### EXERCISE MATERIAL
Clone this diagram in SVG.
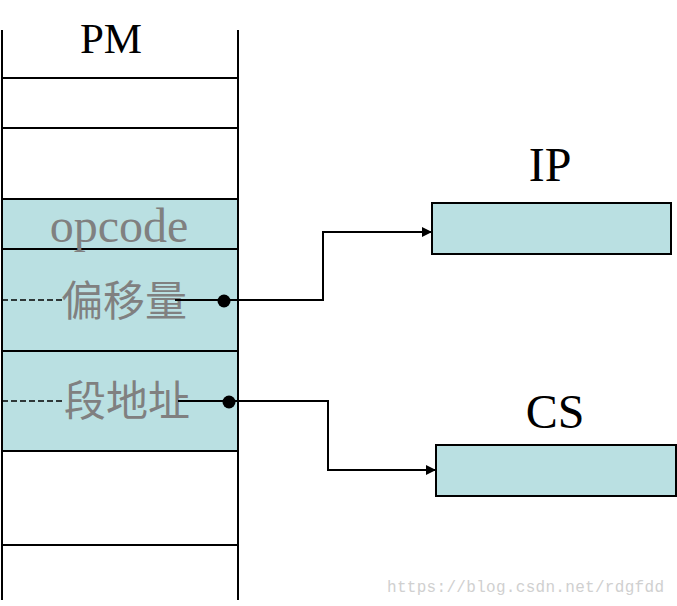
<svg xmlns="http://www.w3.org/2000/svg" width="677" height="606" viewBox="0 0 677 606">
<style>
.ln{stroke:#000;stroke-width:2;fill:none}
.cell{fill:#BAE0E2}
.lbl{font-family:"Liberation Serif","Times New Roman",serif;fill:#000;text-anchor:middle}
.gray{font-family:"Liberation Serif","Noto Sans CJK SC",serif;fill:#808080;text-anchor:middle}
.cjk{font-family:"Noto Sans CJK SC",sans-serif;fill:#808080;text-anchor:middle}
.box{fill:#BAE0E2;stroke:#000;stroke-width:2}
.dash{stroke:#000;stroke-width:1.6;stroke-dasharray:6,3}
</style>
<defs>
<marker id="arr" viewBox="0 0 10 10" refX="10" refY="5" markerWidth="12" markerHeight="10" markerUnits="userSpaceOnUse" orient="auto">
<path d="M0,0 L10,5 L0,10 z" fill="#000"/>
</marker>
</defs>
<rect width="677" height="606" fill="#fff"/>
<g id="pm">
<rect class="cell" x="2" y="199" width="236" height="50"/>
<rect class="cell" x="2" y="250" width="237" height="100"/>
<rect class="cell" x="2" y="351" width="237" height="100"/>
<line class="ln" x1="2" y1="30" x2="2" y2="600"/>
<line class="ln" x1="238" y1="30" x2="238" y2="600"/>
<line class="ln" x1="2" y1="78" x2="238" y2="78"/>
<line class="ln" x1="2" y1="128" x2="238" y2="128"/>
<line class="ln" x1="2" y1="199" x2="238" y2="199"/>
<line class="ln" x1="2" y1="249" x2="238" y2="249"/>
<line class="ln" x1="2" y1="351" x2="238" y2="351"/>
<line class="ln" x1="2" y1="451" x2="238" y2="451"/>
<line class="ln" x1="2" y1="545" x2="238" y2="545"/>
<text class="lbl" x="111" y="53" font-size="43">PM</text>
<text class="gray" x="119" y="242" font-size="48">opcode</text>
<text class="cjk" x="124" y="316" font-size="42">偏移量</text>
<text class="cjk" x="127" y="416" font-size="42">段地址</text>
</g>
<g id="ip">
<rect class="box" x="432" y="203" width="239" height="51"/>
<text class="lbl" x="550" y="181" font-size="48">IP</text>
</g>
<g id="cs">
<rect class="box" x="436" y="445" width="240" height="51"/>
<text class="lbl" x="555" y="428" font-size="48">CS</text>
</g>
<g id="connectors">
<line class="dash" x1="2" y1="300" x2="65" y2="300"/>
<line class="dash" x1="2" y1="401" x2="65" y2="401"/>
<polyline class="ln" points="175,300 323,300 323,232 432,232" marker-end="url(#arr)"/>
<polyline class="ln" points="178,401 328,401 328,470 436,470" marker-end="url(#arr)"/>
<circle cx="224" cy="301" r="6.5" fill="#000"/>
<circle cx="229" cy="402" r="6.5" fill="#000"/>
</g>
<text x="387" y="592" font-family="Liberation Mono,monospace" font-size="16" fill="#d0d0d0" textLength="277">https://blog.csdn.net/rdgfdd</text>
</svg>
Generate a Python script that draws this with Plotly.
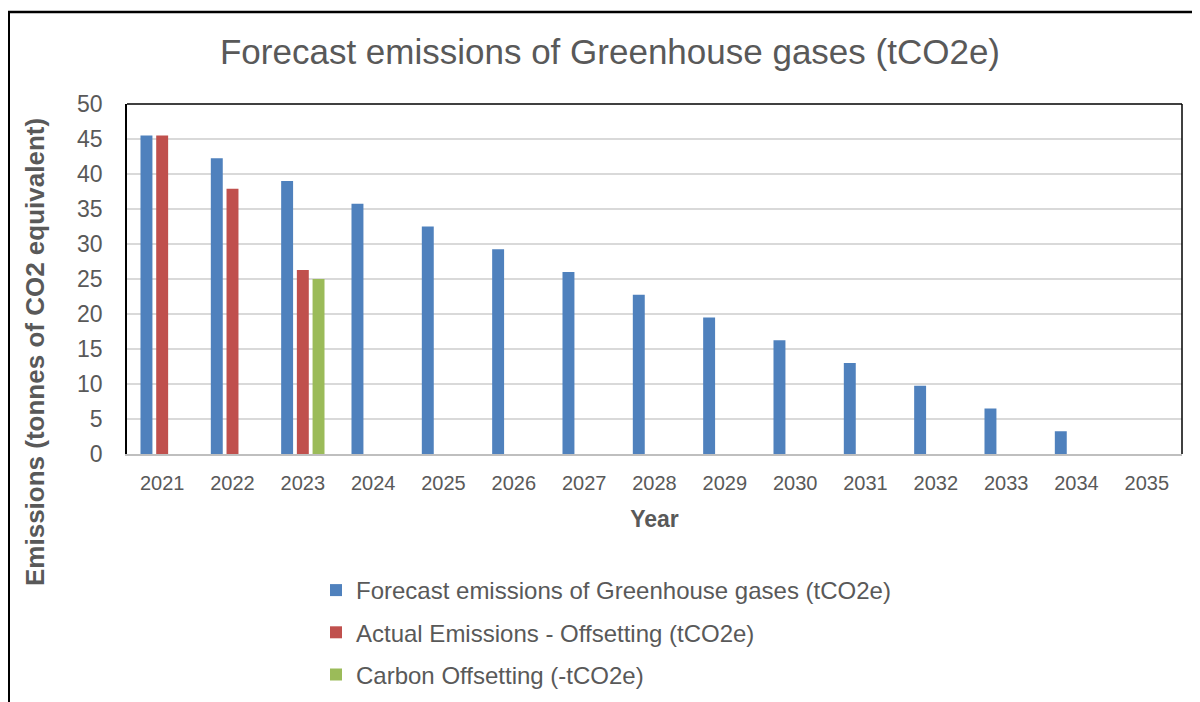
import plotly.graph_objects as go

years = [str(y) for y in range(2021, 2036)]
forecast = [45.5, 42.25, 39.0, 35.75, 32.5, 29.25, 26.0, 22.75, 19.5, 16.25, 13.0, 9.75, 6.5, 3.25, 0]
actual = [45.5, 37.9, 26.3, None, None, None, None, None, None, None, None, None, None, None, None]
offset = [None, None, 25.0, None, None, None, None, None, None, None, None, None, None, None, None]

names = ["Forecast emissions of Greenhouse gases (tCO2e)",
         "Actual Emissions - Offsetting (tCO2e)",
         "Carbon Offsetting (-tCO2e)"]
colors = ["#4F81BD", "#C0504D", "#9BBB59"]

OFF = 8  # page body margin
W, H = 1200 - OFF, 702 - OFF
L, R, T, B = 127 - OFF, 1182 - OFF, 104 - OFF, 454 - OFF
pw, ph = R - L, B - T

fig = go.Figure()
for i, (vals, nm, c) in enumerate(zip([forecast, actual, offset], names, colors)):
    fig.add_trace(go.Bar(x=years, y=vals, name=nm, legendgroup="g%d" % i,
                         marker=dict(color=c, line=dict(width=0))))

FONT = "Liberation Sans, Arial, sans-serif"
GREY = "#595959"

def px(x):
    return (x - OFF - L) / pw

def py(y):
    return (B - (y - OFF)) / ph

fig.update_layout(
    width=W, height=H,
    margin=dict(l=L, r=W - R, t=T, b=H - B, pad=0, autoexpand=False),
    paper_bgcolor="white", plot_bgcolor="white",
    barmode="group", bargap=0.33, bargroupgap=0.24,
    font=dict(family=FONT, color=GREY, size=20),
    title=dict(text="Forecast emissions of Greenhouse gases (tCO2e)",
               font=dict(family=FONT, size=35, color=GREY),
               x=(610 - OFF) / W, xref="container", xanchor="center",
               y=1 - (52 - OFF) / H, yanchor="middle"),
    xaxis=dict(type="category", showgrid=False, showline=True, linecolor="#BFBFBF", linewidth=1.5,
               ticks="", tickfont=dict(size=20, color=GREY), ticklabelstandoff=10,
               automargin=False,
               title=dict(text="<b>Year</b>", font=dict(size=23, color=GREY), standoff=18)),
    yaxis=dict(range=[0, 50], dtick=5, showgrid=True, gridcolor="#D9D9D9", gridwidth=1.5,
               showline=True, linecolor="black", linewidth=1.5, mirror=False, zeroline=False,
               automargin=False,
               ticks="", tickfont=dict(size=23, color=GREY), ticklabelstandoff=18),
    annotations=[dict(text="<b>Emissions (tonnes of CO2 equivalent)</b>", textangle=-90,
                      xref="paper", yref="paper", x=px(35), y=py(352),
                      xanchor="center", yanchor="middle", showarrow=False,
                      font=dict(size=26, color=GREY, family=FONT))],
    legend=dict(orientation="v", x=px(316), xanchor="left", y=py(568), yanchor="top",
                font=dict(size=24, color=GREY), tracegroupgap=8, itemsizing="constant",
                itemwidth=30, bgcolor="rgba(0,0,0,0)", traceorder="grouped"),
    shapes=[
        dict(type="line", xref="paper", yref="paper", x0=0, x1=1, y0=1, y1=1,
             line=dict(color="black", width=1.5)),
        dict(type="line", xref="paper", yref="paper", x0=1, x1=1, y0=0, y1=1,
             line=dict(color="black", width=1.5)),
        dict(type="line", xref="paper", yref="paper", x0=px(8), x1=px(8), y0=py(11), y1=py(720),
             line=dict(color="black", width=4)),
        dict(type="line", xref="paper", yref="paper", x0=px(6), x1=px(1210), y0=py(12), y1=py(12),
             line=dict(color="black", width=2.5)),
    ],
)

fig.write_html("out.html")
######
WHAT THIS TASK INVOLVES: Leave the pictures out, and transcribe each of the records exactly.

FINAL ANSWER:
Clone this diagram in SVG.
<svg xmlns="http://www.w3.org/2000/svg" width="677" height="606" viewBox="0 0 677 606">
<style>
.ln{stroke:#000;stroke-width:2;fill:none}
.cell{fill:#BAE0E2}
.lbl{font-family:"Liberation Serif","Times New Roman",serif;fill:#000;text-anchor:middle}
.gray{font-family:"Liberation Serif","Noto Sans CJK SC",serif;fill:#808080;text-anchor:middle}
.cjk{font-family:"Noto Sans CJK SC",sans-serif;fill:#808080;text-anchor:middle}
.box{fill:#BAE0E2;stroke:#000;stroke-width:2}
.dash{stroke:#000;stroke-width:1.6;stroke-dasharray:6,3}
</style>
<defs>
<marker id="arr" viewBox="0 0 10 10" refX="10" refY="5" markerWidth="12" markerHeight="10" markerUnits="userSpaceOnUse" orient="auto">
<path d="M0,0 L10,5 L0,10 z" fill="#000"/>
</marker>
</defs>
<rect width="677" height="606" fill="#fff"/>
<g id="pm">
<rect class="cell" x="2" y="199" width="236" height="50"/>
<rect class="cell" x="2" y="250" width="237" height="100"/>
<rect class="cell" x="2" y="351" width="237" height="100"/>
<line class="ln" x1="2" y1="30" x2="2" y2="600"/>
<line class="ln" x1="238" y1="30" x2="238" y2="600"/>
<line class="ln" x1="2" y1="78" x2="238" y2="78"/>
<line class="ln" x1="2" y1="128" x2="238" y2="128"/>
<line class="ln" x1="2" y1="199" x2="238" y2="199"/>
<line class="ln" x1="2" y1="249" x2="238" y2="249"/>
<line class="ln" x1="2" y1="351" x2="238" y2="351"/>
<line class="ln" x1="2" y1="451" x2="238" y2="451"/>
<line class="ln" x1="2" y1="545" x2="238" y2="545"/>
<text class="lbl" x="111" y="53" font-size="43">PM</text>
<text class="gray" x="119" y="242" font-size="48">opcode</text>
<text class="cjk" x="124" y="316" font-size="42">偏移量</text>
<text class="cjk" x="127" y="416" font-size="42">段地址</text>
</g>
<g id="ip">
<rect class="box" x="432" y="203" width="239" height="51"/>
<text class="lbl" x="550" y="181" font-size="48">IP</text>
</g>
<g id="cs">
<rect class="box" x="436" y="445" width="240" height="51"/>
<text class="lbl" x="555" y="428" font-size="48">CS</text>
</g>
<g id="connectors">
<line class="dash" x1="2" y1="300" x2="65" y2="300"/>
<line class="dash" x1="2" y1="401" x2="65" y2="401"/>
<polyline class="ln" points="175,300 323,300 323,232 432,232" marker-end="url(#arr)"/>
<polyline class="ln" points="178,401 328,401 328,470 436,470" marker-end="url(#arr)"/>
<circle cx="224" cy="301" r="6.5" fill="#000"/>
<circle cx="229" cy="402" r="6.5" fill="#000"/>
</g>
<text x="387" y="592" font-family="Liberation Mono,monospace" font-size="16" fill="#d0d0d0" textLength="277">https://blog.csdn.net/rdgfdd</text>
</svg>
Generate a Python script that draws this with Plotly.
import plotly.graph_objects as go

years = [str(y) for y in range(2021, 2036)]
forecast = [45.5, 42.25, 39.0, 35.75, 32.5, 29.25, 26.0, 22.75, 19.5, 16.25, 13.0, 9.75, 6.5, 3.25, 0]
actual = [45.5, 37.9, 26.3, None, None, None, None, None, None, None, None, None, None, None, None]
offset = [None, None, 25.0, None, None, None, None, None, None, None, None, None, None, None, None]

names = ["Forecast emissions of Greenhouse gases (tCO2e)",
         "Actual Emissions - Offsetting (tCO2e)",
         "Carbon Offsetting (-tCO2e)"]
colors = ["#4F81BD", "#C0504D", "#9BBB59"]

OFF = 8  # page body margin
W, H = 1200 - OFF, 702 - OFF
L, R, T, B = 127 - OFF, 1182 - OFF, 104 - OFF, 454 - OFF
pw, ph = R - L, B - T

fig = go.Figure()
for i, (vals, nm, c) in enumerate(zip([forecast, actual, offset], names, colors)):
    fig.add_trace(go.Bar(x=years, y=vals, name=nm, legendgroup="g%d" % i,
                         marker=dict(color=c, line=dict(width=0))))

FONT = "Liberation Sans, Arial, sans-serif"
GREY = "#595959"

def px(x):
    return (x - OFF - L) / pw

def py(y):
    return (B - (y - OFF)) / ph

fig.update_layout(
    width=W, height=H,
    margin=dict(l=L, r=W - R, t=T, b=H - B, pad=0, autoexpand=False),
    paper_bgcolor="white", plot_bgcolor="white",
    barmode="group", bargap=0.33, bargroupgap=0.24,
    font=dict(family=FONT, color=GREY, size=20),
    title=dict(text="Forecast emissions of Greenhouse gases (tCO2e)",
               font=dict(family=FONT, size=35, color=GREY),
               x=(610 - OFF) / W, xref="container", xanchor="center",
               y=1 - (52 - OFF) / H, yanchor="middle"),
    xaxis=dict(type="category", showgrid=False, showline=True, linecolor="#BFBFBF", linewidth=1.5,
               ticks="", tickfont=dict(size=20, color=GREY), ticklabelstandoff=10,
               automargin=False,
               title=dict(text="<b>Year</b>", font=dict(size=23, color=GREY), standoff=18)),
    yaxis=dict(range=[0, 50], dtick=5, showgrid=True, gridcolor="#D9D9D9", gridwidth=1.5,
               showline=True, linecolor="black", linewidth=1.5, mirror=False, zeroline=False,
               automargin=False,
               ticks="", tickfont=dict(size=23, color=GREY), ticklabelstandoff=18),
    annotations=[dict(text="<b>Emissions (tonnes of CO2 equivalent)</b>", textangle=-90,
                      xref="paper", yref="paper", x=px(35), y=py(352),
                      xanchor="center", yanchor="middle", showarrow=False,
                      font=dict(size=26, color=GREY, family=FONT))],
    legend=dict(orientation="v", x=px(316), xanchor="left", y=py(568), yanchor="top",
                font=dict(size=24, color=GREY), tracegroupgap=8, itemsizing="constant",
                itemwidth=30, bgcolor="rgba(0,0,0,0)", traceorder="grouped"),
    shapes=[
        dict(type="line", xref="paper", yref="paper", x0=0, x1=1, y0=1, y1=1,
             line=dict(color="black", width=1.5)),
        dict(type="line", xref="paper", yref="paper", x0=1, x1=1, y0=0, y1=1,
             line=dict(color="black", width=1.5)),
        dict(type="line", xref="paper", yref="paper", x0=px(8), x1=px(8), y0=py(11), y1=py(720),
             line=dict(color="black", width=4)),
        dict(type="line", xref="paper", yref="paper", x0=px(6), x1=px(1210), y0=py(12), y1=py(12),
             line=dict(color="black", width=2.5)),
    ],
)

fig.write_html("out.html")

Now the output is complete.